The amazing popularity of online shopping should have been a bonanza for the Royal Mail but instead they are in deeper trouble than ever. This may well be because the management is useless, or it may be because the organisation is bureaucratic and inflexible and many of the people who work there are unimaginative jobsworths, I have no way of knowing. In any case, this strike won’t help their situation. Like Millie Banerjee of Postwatch, I find it hugely disappointing to watch a great British institution tear itself apart. But on the other hand, maybe the demise of the Royal Mail will create a brilliant opportunity for a new, much better mail service. Here’s some things I’d like them to offer:
- Destination tracking - Every time a parcel addressed to me is processed they should check to see if it is too big for the letter box or if it needs a signature. If that’s the case they could send me an email or text asking if they should deliver it the next day or on some other day when I am going to be at home.
- People who are at home all the time could act as mini local post offices. Big parcels for anyone in their street would be left with them at the start of the day, outgoing parcels could be collected at the end of the day.
- Tracking the delivery man. It would be so easy to put a GPS receiver on each delivery person and then track them so that I could see an ETA for them.
- Smarter redelivery. I’m going out for the day but I still want my eBay parcel to be there when I get home so I go to their site and ask for all today’s mail to be delivered to my friend up the road.
- Parcel aggregation. It’s daft for several delivery companies to all be calling at the same address. Why don’t they set up a clearing-house for data and then they could all deliver each other’s parcels.
Crikey, I could go on all day with this. Anyone fancy going into business?
Sign me up!
I worked for Royal Mail, delivering half a ton of paper a week, for five months. Whilst there were a number of reasons why I left (for example, I got a teaching job) it was the fact that I felt that the senior management were treating my like a dickhead that made it easy to quit. The job I was taken on to do - essentially a relief delivery postie - was poorly conceived and incompetently handed from start to finish, all of which was a senior management issue. The local delivery office managers were generally working hard to deal with the shit that was being lobbed down on them from above. I’m not surprised there’s trouble.
In a few years Royal Mail has gone from being a massive loss making company to a reasonably profitable one. But it’s done this by delivering more items (about 80 million a day) with fewer staff. The result is that the basic postie is being asked to deliver increasing amounts of stuff. The pay is low (I was on just over 6 pounds an hour). Again, I’m not surprised there’s trouble.

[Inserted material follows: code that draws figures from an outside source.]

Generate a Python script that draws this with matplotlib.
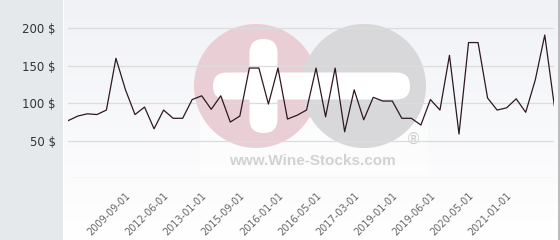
import matplotlib
matplotlib.use("Agg")
import matplotlib.pyplot as plt
import numpy as np
from matplotlib.patches import Circle, FancyBboxPatch, Rectangle

# ---- data ----
prices = [77, 83, 86, 85, 91, 160, 118, 85, 95, 66,
          91, 80, 80, 105, 110, 92, 110, 75, 83, 147,
          147, 99, 147, 79, 84, 91, 147, 82, 147, 62,
          118, 78, 108, 103, 103, 80, 80, 71, 105, 91,
          164, 59, 181, 181, 107, 91, 94, 106, 88, 131,
          191, 97]
tick_labels = ["2009-09-01", "2012-06-01", "2013-01-01", "2015-09-01",
               "2016-01-01", "2016-05-01", "2017-03-01", "2019-01-01",
               "2019-06-01", "2020-05-01", "2021-01-01"]
y_ticks = [50, 100, 150, 200]

W, H = 560, 240
fig = plt.figure(figsize=(W / 100, H / 100), dpi=100)
fig.patch.set_facecolor("white")

# background axes in pixel coordinates (y down)
bg = fig.add_axes([0, 0, 1, 1], zorder=0)
bg.set_xlim(0, W)
bg.set_ylim(H, 0)
bg.axis("off")
grad = np.linspace(0, 1, 256).reshape(-1, 1)
top = np.array([0xf1, 0xf2, 0xf6]) / 255
bot = np.array([1.0, 1.0, 1.0])
img = top[None, None, :] * (1 - grad[..., None]) + bot[None, None, :] * grad[..., None]
bg.imshow(img, extent=(64, 558, H, 0), aspect="auto", zorder=0)
bg.add_patch(Rectangle((0, 0), 62.5, H, color="#e6e9ec", zorder=1, lw=0))
bg.add_patch(Rectangle((558, 0), 2, H, color="#bcbcbc", zorder=1, lw=0))

# watermark logo
pink = "#e9cfd5"
grey = "#d8d8da"
bg.add_patch(FancyBboxPatch((200, 97), 228, 78, boxstyle="square,pad=0",
                            facecolor="white", alpha=0.5, lw=0, zorder=2))
bg.add_patch(Circle((256, 86), 62, color=pink, lw=0, zorder=2))
bg.add_patch(Circle((364, 86), 62, color=grey, lw=0, zorder=3))
bg.add_patch(FancyBboxPatch((249.5, 39), 28, 94, boxstyle="round,pad=0,rounding_size=14",
                            color="white", lw=0, zorder=4))
bg.add_patch(FancyBboxPatch((213, 72.5), 197, 27, boxstyle="round,pad=0,rounding_size=13.5",
                            color="white", lw=0, zorder=4))
bg.text(312, 161, "www.Wine-Stocks.com", ha="center", va="center",
        fontsize=11, fontweight="bold", color="#d2d2d2",
        family="Liberation Sans", zorder=5)
bg.text(413, 139, "®", ha="center", va="center", fontsize=11,
        color="#cfcfcf", family="DejaVu Sans", zorder=5)

# main axes
x0, x1 = 68.3, 554.3
y0, ytop = 178.3, 10
ymax = (y0 - ytop) / 0.75
ax = fig.add_axes([x0 / W, (H - y0) / H, (x1 - x0) / W, (y0 - ytop) / H], zorder=2)
ax.patch.set_alpha(0)
x = np.arange(len(prices))
ax.set_xlim(0, len(prices) - 1)
ax.set_ylim(0, ymax)
for s in ax.spines.values():
    s.set_visible(False)
for v in [0] + y_ticks:
    ax.axhline(v, color="#dcdcdc", lw=0.9, zorder=1)
ax.plot(x, prices, color="#2e1822", lw=0.9, zorder=3)

ax.set_yticks(y_ticks)
ax.set_yticklabels([f"{v} $" for v in y_ticks], fontsize=8.5, color="#333333")
ax.tick_params(axis="y", length=0, pad=9)

label_start, label_step = 6, 4
ax.set_xticks(x[label_start::label_step][:len(tick_labels)])
ax.set_xticklabels(tick_labels, rotation=45, ha="right", rotation_mode="anchor",
                   fontsize=7, color="#666666")
ax.tick_params(axis="x", length=0, pad=9)

fig.savefig("out.png", dpi=100)
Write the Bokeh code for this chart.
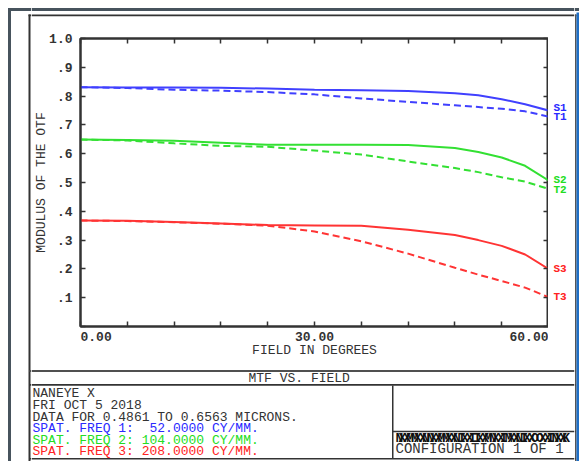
from bokeh.plotting import figure
from bokeh.layouts import row, column
from bokeh.models import Range1d, FixedTicker, LinearAxis, Label, CustomJSTickFormatter
from bokeh.embed import file_html
from bokeh.resources import INLINE

# ---------------- data ----------------
field = [0, 6, 12, 18, 24, 30, 36, 42, 48, 51, 54, 57, 60]
s1 = [0.831, 0.830, 0.830, 0.829, 0.826, 0.822, 0.820, 0.818, 0.810, 0.803, 0.789, 0.772, 0.750]
t1 = [0.831, 0.828, 0.822, 0.819, 0.814, 0.806, 0.792, 0.780, 0.768, 0.762, 0.756, 0.747, 0.729]
s2 = [0.649, 0.648, 0.645, 0.638, 0.631, 0.631, 0.631, 0.630, 0.620, 0.606, 0.587, 0.558, 0.507]
t2 = [0.649, 0.646, 0.636, 0.627, 0.624, 0.611, 0.597, 0.573, 0.550, 0.536, 0.518, 0.503, 0.478]
s3 = [0.368, 0.367, 0.363, 0.358, 0.352, 0.351, 0.350, 0.336, 0.318, 0.300, 0.280, 0.250, 0.200]
t3 = [0.368, 0.366, 0.362, 0.357, 0.350, 0.330, 0.296, 0.253, 0.204, 0.180, 0.158, 0.135, 0.102]

x_ticks = [0, 6, 12, 18, 24, 30, 36, 42, 48, 54, 60]
x_tick_labels = ["\u00a0\u00a0\u00a0\u00a00.00", "", "", "", "", "30.00", "", "", "", "", "60.00"]
y_ticks = [0, 0.1, 0.2, 0.3, 0.4, 0.5, 0.6, 0.7, 0.8, 0.9, 1.0]
y_tick_labels = ["", ".1", ".2", ".3", ".4", ".5", ".6", ".7", ".8", ".9", "1.0"]

series_names = ["S1", "T1", "S2", "T2", "S3", "T3"]
spat_freqs = [52.0, 104.0, 208.0]
wl_min, wl_max = 0.4861, 0.6563
header_lines = ["NANEYE X", "FRI OCT 5 2018"]
title_text = "MTF VS. FIELD"
config_text = "CONFIGURATION 1 OF 1"

BLUE, GREEN, RED = "#4040ff", "#33e033", "#ff3434"
TBLUE, TGREEN, TRED = "#2a2aff", "#22dd22", "#ff2222"
INK = "#333333"
SLATE = "#47535d"
EDGE_BLUE = "#1f6fc6"
FONT = "Liberation Mono"

PAGE_W, PAGE_H = 579, 461


def deco_fig(x0, x1, y0, y1):
    """A figure whose frame fills it, mapping page pixels one to one."""
    f = figure(width=x1 - x0, height=y1 - y0, x_range=Range1d(x0, x1), y_range=Range1d(y1, y0),
               x_axis_type=None, y_axis_type=None, output_backend="svg",
               toolbar_location=None, tools="",
               min_border_left=0, min_border_right=0, min_border_top=0, min_border_bottom=0)
    f.outline_line_color = None
    f.background_fill_color = "white"
    f.border_fill_color = "white"
    return f


def bar(f, x0, x1, y0, y1, color):
    f.quad(left=[x0], right=[x1], top=[y0], bottom=[y1], fill_color=color, line_color=None)


def txt(f, px, py, s, color=INK, size="13px", bold=False):
    f.add_layout(Label(x=px, y=py, text=s, text_font=FONT, text_font_size=size,
                       text_font_style="bold" if bold else "normal", text_color=color,
                       text_baseline="middle", text_align="left"))


# ---------------- left and right page edges ----------------
left_col = deco_fig(0, 31, 0, PAGE_H)
bar(left_col, 7.5, 10.5, 7.5, PAGE_H, SLATE)
bar(left_col, 7.5, 31, 7.5, 10.5, SLATE)
bar(left_col, 28, 31, 14, 15.8, INK)
bar(left_col, 28, 30, 14, PAGE_H, INK)
bar(left_col, 29, 31, 369.5, 371.5, "#505050")
bar(left_col, 29, 31, 383.5, 385.3, INK)
bar(left_col, 29, 31, 457.5, 459, INK)

right_col = deco_fig(574, PAGE_W, 0, PAGE_H)
bar(right_col, 574, PAGE_W, 7.5, 10.5, SLATE)
bar(right_col, 574, 576, 14, 15.8, INK)
bar(right_col, 574.5, 576, 14, PAGE_H, "#555555")
bar(right_col, 576, PAGE_W, 12, PAGE_H, EDGE_BLUE)
bar(right_col, 574, 575, 369.5, 371.5, "#505050")
bar(right_col, 574, 575, 383.5, 385.3, INK)
bar(right_col, 574, 575, 430.3, 431.8, INK)
bar(right_col, 574, 575, 457.5, 459, INK)

# ---------------- top strip ----------------
top_strip = deco_fig(31, 574, 0, 17)
bar(top_strip, 31, 574, 7.5, 10.5, SLATE)
bar(top_strip, 31, 574, 14, 15.8, INK)

# ---------------- main plot ----------------
p = figure(width=517, height=351, x_range=Range1d(0, 60), y_range=Range1d(0, 1),
           min_border_left=49, min_border_right=0, min_border_top=21, min_border_bottom=42,
           output_backend="svg", toolbar_location=None, tools="")
p.grid.visible = False
p.background_fill_color = "white"
p.border_fill_color = "white"
p.outline_line_color = INK
p.outline_line_width = 2

fmt_code = """
const i = vals.findIndex(v => Math.abs(v - tick) < 1e-6);
return i >= 0 ? labs[i] : '';
"""


def style_axis(ax, ticks, labels, show):
    ax.ticker = FixedTicker(ticks=ticks)
    ax.formatter = CustomJSTickFormatter(args=dict(vals=ticks, labs=labels), code=fmt_code)
    ax.major_tick_in = 5
    ax.major_tick_out = 0
    ax.minor_tick_line_color = None
    ax.axis_line_color = INK
    ax.axis_line_width = 2
    ax.major_tick_line_color = INK
    ax.major_tick_line_width = 1.5
    ax.major_label_text_font = FONT
    ax.major_label_text_font_style = "bold"
    ax.major_label_text_color = INK
    ax.major_label_text_font_size = "13px" if show else "0px"
    if not show:
        ax.major_label_standoff = 0
    ax.axis_label_text_font = FONT
    ax.axis_label_text_font_style = "normal"
    ax.axis_label_text_font_size = "13px"
    ax.axis_label_text_color = INK


style_axis(p.xaxis[0], x_ticks, x_tick_labels, True)
p.xaxis[0].axis_label = "FIELD IN DEGREES"
p.xaxis[0].major_label_standoff = 3
p.xaxis[0].axis_label_standoff = -5
style_axis(p.yaxis[0], y_ticks, y_tick_labels, True)
p.yaxis[0].axis_label = "MODULUS OF THE OTF"
p.yaxis[0].major_label_standoff = 8
p.yaxis[0].axis_label_standoff = -3
p.yaxis[0].major_label_orientation = "horizontal"

top_ax = LinearAxis()
style_axis(top_ax, x_ticks, ["" for _ in x_ticks], False)
p.add_layout(top_ax, "above")
right_ax = LinearAxis()
style_axis(right_ax, y_ticks, ["" for _ in y_ticks], False)
p.add_layout(right_ax, "right")

# label strip to the right of the plot, sharing the y scale
lab = figure(width=26, height=351, x_range=Range1d(0, 26), y_range=p.y_range,
             x_axis_type=None, y_axis_type=None, output_backend="svg",
             toolbar_location=None, tools="",
             min_border_left=0, min_border_right=0, min_border_top=21, min_border_bottom=42)
lab.outline_line_color = None
lab.background_fill_color = "white"
lab.border_fill_color = "white"

curves = [(s1, BLUE, TBLUE, None), (t1, BLUE, TBLUE, "7 4"),
          (s2, GREEN, TGREEN, None), (t2, GREEN, TGREEN, "7 4"),
          (s3, RED, TRED, None), (t3, RED, TRED, "7 4")]
label_dy = [3, 0, 0, -1, 0, 0]
for (vals, col, tcol, dash), name, ody in zip(curves, series_names, label_dy):
    if dash:
        p.line(field, vals, line_color=col, line_width=2, line_dash=dash)
    else:
        p.line(field, vals, line_color=col, line_width=2)
    lab.add_layout(Label(x=0, y=vals[-1], x_offset=5, y_offset=ody, text=name,
                         text_font=FONT, text_font_size="11px", text_font_style="bold",
                         text_color=tcol, text_baseline="middle", text_align="left"))

# ---------------- footer ----------------
foot = deco_fig(31, 574, 368, PAGE_H)
bar(foot, 31, 574, 369.5, 371.5, "#505050")
bar(foot, 31, 574, 383.5, 385.3, INK)
bar(foot, 391.5, 393, 385, 458, INK)
bar(foot, 392, 574, 430.3, 431.8, INK)
bar(foot, 31, 574, 457.5, 459, INK)

txt(foot, 248, 378, title_text)
footer = list(header_lines)
footer.append(f"DATA FOR {wl_min:.4f} TO {wl_max:.4f} MICRONS.")
colors = [INK, INK, INK, TBLUE, TGREEN, TRED]
for i, fr in enumerate(spat_freqs):
    footer.append(f"SPAT. FREQ {i + 1}: {fr:8.4f} CY/MM.".replace("  ", " \u00a0"))
ys = [393, 404.5, 416.5, 428, 439.5, 451]
for s, c, yy in zip(footer, colors, ys):
    txt(foot, 32, yy, s, color=c)

txt(foot, 395, 437.5, "NXMXNXMXIXIXNXMXIXOXNX", color="#111111", bold=True)
txt(foot, 398, 437.5, "XMXNXMXNXIXMXIXNXOXIXK", color="#111111", bold=True)
txt(foot, 395, 448, config_text, size="14px")

layout = row(left_col, column(top_strip, row(p, lab), foot), right_col)
open("out.html", "w").write(file_html(layout, INLINE))
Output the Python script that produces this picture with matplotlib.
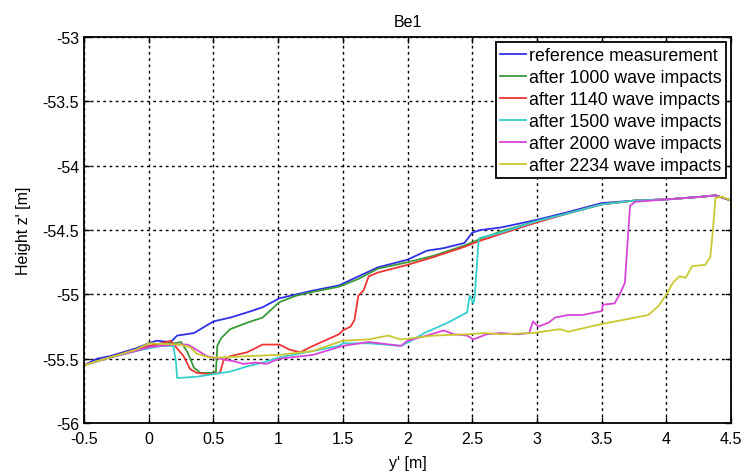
import matplotlib
matplotlib.use("Agg")
import matplotlib.pyplot as plt

plt.rcParams["font.family"] = ["Liberation Sans", "DejaVu Sans"]

# profile y' [m] / height z' [m]
ref_y = [-0.5, -0.4, -0.3, -0.2, -0.1, 0.0, 0.06, 0.17, 0.22, 0.35, 0.5, 0.63,
         0.76, 0.88, 1.01, 1.14, 1.27, 1.47, 1.62, 1.77, 2.0, 2.15, 2.28, 2.44,
         2.5, 2.56, 2.72, 3.0, 3.24, 3.5, 3.76, 4.02, 4.28, 4.38, 4.5]
ref_z = [-55.55, -55.5, -55.48, -55.45, -55.42, -55.38, -55.36, -55.37, -55.32,
         -55.3, -55.21, -55.18, -55.14, -55.1, -55.03, -55.0, -54.97, -54.93,
         -54.86, -54.79, -54.73, -54.66, -54.64, -54.6, -54.52, -54.5, -54.48,
         -54.42, -54.36, -54.29, -54.27, -54.26, -54.24, -54.23, -54.27]

w1000_y = [-0.5, -0.3, -0.1, 0.0, 0.1, 0.2, 0.25, 0.3, 0.35, 0.4, 0.5, 0.52,
           0.53, 0.56, 0.63, 0.76, 0.88, 1.01, 1.14, 1.27, 1.47, 1.62, 1.77,
           2.0, 2.2, 2.44, 2.56, 2.72, 3.0, 3.24, 3.5, 3.76, 4.02, 4.28, 4.38, 4.5]
w1000_z = [-55.55, -55.49, -55.44, -55.41, -55.38, -55.38, -55.37, -55.45,
           -55.57, -55.61, -55.61, -55.6, -55.4, -55.34, -55.27, -55.22, -55.18,
           -55.06, -55.01, -54.98, -54.94, -54.88, -54.8, -54.75, -54.7, -54.62,
           -54.57, -54.51, -54.43, -54.37, -54.3, -54.27, -54.26, -54.24, -54.23,
           -54.27]

w1140_y = [-0.5, -0.3, -0.1, 0.0, 0.1, 0.17, 0.27, 0.32, 0.37, 0.47, 0.55,
           0.58, 0.63, 0.76, 0.88, 1.01, 1.09, 1.17, 1.27, 1.47, 1.5, 1.56,
           1.59, 1.62, 1.66, 1.7, 1.77, 2.0, 2.2, 2.44, 2.54, 2.72, 3.0, 3.24,
           3.5, 3.76, 4.02, 4.28, 4.38, 4.5]
w1140_z = [-55.55, -55.49, -55.43, -55.4, -55.38, -55.36, -55.48, -55.58,
           -55.61, -55.62, -55.61, -55.51, -55.48, -55.45, -55.39, -55.39,
           -55.43, -55.45, -55.4, -55.31, -55.28, -55.25, -55.2, -55.01, -54.97,
           -54.86, -54.83, -54.77, -54.71, -54.63, -54.59, -54.53, -54.44,
           -54.37, -54.3, -54.27, -54.26, -54.24, -54.23, -54.27]

w1500_y = [-0.5, -0.3, -0.1, 0.0, 0.1, 0.19, 0.21, 0.22, 0.37, 0.5, 0.63,
           0.76, 0.88, 1.01, 1.27, 1.47, 1.5, 1.7, 1.95, 2.03, 2.13, 2.31, 2.46,
           2.48, 2.51, 2.52, 2.55, 2.56, 2.72, 3.0, 3.24, 3.5, 3.76, 4.02, 4.28,
           4.38, 4.5]
w1500_z = [-55.55, -55.49, -55.44, -55.42, -55.4, -55.4, -55.52, -55.65,
           -55.64, -55.62, -55.6, -55.56, -55.53, -55.49, -55.44, -55.4, -55.38,
           -55.38, -55.4, -55.36, -55.3, -55.22, -55.14, -55.01, -55.07, -55.01,
           -54.57, -54.56, -54.52, -54.43, -54.37, -54.3, -54.27, -54.26, -54.24,
           -54.23, -54.27]

w2000_y = [-0.5, -0.3, -0.1, 0.0, 0.2, 0.3, 0.32, 0.45, 0.55, 0.66, 0.73,
           0.83, 0.91, 1.01, 1.27, 1.5, 1.7, 1.95, 2.0, 2.15, 2.28, 2.36, 2.46,
           2.51, 2.61, 2.72, 2.86, 2.94, 2.97, 3.01, 3.09, 3.14, 3.24, 3.35, 3.5,
           3.51, 3.6, 3.64, 3.68, 3.7, 3.72, 3.76, 4.02, 4.28, 4.38, 4.5]
w2000_z = [-55.55, -55.49, -55.44, -55.41, -55.39, -55.39, -55.4, -55.48,
           -55.5, -55.52, -55.54, -55.53, -55.54, -55.5, -55.47, -55.4, -55.37,
           -55.4, -55.36, -55.32, -55.28, -55.31, -55.32, -55.35, -55.31, -55.3,
           -55.31, -55.3, -55.21, -55.25, -55.22, -55.18, -55.16, -55.16, -55.13,
           -55.08, -55.07, -55.0, -54.91, -54.6, -54.31, -54.28, -54.26, -54.24,
           -54.23, -54.27]

w2234_y = [-0.5, -0.3, -0.1, 0.0, 0.24, 0.32, 0.37, 0.47, 0.55, 0.76, 1.01,
           1.27, 1.47, 1.5, 1.7, 1.85, 1.95, 2.2, 2.46, 2.6, 2.72, 2.97, 3.18,
           3.24, 3.5, 3.76, 3.86, 3.94, 4.0, 4.05, 4.1, 4.15, 4.2, 4.3, 4.34,
           4.36, 4.38, 4.43, 4.5]
w2234_z = [-55.55, -55.49, -55.43, -55.38, -55.39, -55.41, -55.46, -55.49,
           -55.49, -55.48, -55.47, -55.44, -55.37, -55.36, -55.35, -55.32,
           -55.35, -55.32, -55.31, -55.3, -55.31, -55.3, -55.27, -55.29, -55.23,
           -55.18, -55.16, -55.09, -55.0, -54.91, -54.86, -54.87, -54.78, -54.77,
           -54.71, -54.5, -54.25, -54.24, -54.27]

labels = ["reference measurement", "after 1000 wave impacts",
          "after 1140 wave impacts", "after 1500 wave impacts",
          "after 2000 wave impacts", "after 2234 wave impacts"]
colors = ["#3030e8", "#3a9a3a", "#ee3535", "#35cfcf", "#d845d8", "#c8c832"]

x_ticks = [-0.5, 0, 0.5, 1, 1.5, 2, 2.5, 3, 3.5, 4, 4.5]
x_tick_labels = ["-0.5", "0", "0.5", "1", "1.5", "2", "2.5", "3", "3.5", "4", "4.5"]
y_ticks = [-56, -55.5, -55, -54.5, -54, -53.5, -53]
y_tick_labels = ["-56", "-55.5", "-55", "-54.5", "-54", "-53.5", "-53"]

series = [(ref_y, ref_z), (w1000_y, w1000_z), (w1140_y, w1140_z),
          (w1500_y, w1500_z), (w2000_y, w2000_z), (w2234_y, w2234_z)]

fig = plt.figure(figsize=(7.42, 4.77), dpi=100)
ax = fig.add_axes([0.1132, 0.111, 0.872, 0.809])

for (xs, zs), lab, col in zip(series, labels, colors):
    ax.plot(xs, zs, color=col, lw=1.3, label=lab)

ax.set_xlim(-0.5, 4.5)
ax.set_ylim(-56, -53)
ax.set_xticks(x_ticks)
ax.set_xticklabels(x_tick_labels)
ax.set_yticks(y_ticks)
ax.set_yticklabels(y_tick_labels)
ax.tick_params(direction="in", top=True, right=True, length=4, width=1,
               labelsize=11.5, colors="black")
ax.tick_params(axis="x", pad=6)
ax.grid(True, color="black", linestyle=(0, (2, 2.5)), lw=1.0)
for sp in ax.spines.values():
    sp.set_linewidth(1.3)

ax.set_title("Be1", fontsize=11.5, pad=8)
ax.set_xlabel("y' [m]", fontsize=11.5, labelpad=6)
ax.set_ylabel("Height z' [m]", fontsize=11.5, labelpad=8)

leg = ax.legend(loc="upper right", fontsize=12.8, handlelength=1.45,
                handletextpad=0.15, labelspacing=0.28, borderpad=0.25,
                borderaxespad=0.3, fancybox=False, framealpha=1,
                edgecolor="black")
leg.get_frame().set_linewidth(1.3)

fig.savefig("out.png", dpi=100)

Does it make me an old trot to think that it is the responsibility of the senior management to ensure that a company offers its services, and if industrial relations get to the point that the workers go on strike, then it is the fault of the people at the top to have lost the trust of their staff? Well, probably. Certainly it is the people at the top who benefit when the numbers add up correctly, so I think we should hold them to account when things go wrong.
I worked with a man who had been a postie for most of his working life, and now he did the night shift, organising the deliveries as they came in overnight. He would “throw in” i.e. sort the walk I was going to do that day. He had an apparently photographic knowledge of every street in the area, how to divide up the bundles of post, organising them into bags for the optimum delivery route: cross over at number 103, up to 260, pick up another bag from this drop point, then do Arcadia Crescent anti-clockwise … etc. This sort of expertise saves hours of work, and cannot be replaced with technology or market forces. (Many third party delivery providers sub-contracted the actual delivery of the items to the Royal Mail anyway - it’s not cost effective to have more than one person trudging round the houses.)
No doubt there are a number of problems with the way our stuff is delivered, but in my experience they have little to do with the people actually putting the stuff through the letterbox. Yes I know there are countless stories of when the postie has done something wrong, but having been there myself (often the one making a mess of it), I know who I am going to blame. I’m not surprised there’s trouble.
I have searched and searched for a coherent or persuasive account of what exactly the CWU are objecting to. The more I read the less convinced I am by their arguments. I was for a long time a union representative for the BBC union BECTU, who have many similarities to the CWU in terms of wanting to protect many restrictive working practices that have accrued over years of muscular union action. I really cannot imagine BECTU trying to defend the position the CWU is adopting now, it really does remind me of the arguments we were having, and mainly losing, ten years ago. Robert Peston says it reminds him of the 70’s and I think he’s got a point. Having said that, I do agree with you that the management are doing a very poor job - it is they who are responsible for the daft new letter size rules and the lack of innovation in the services offered by Royal Mail.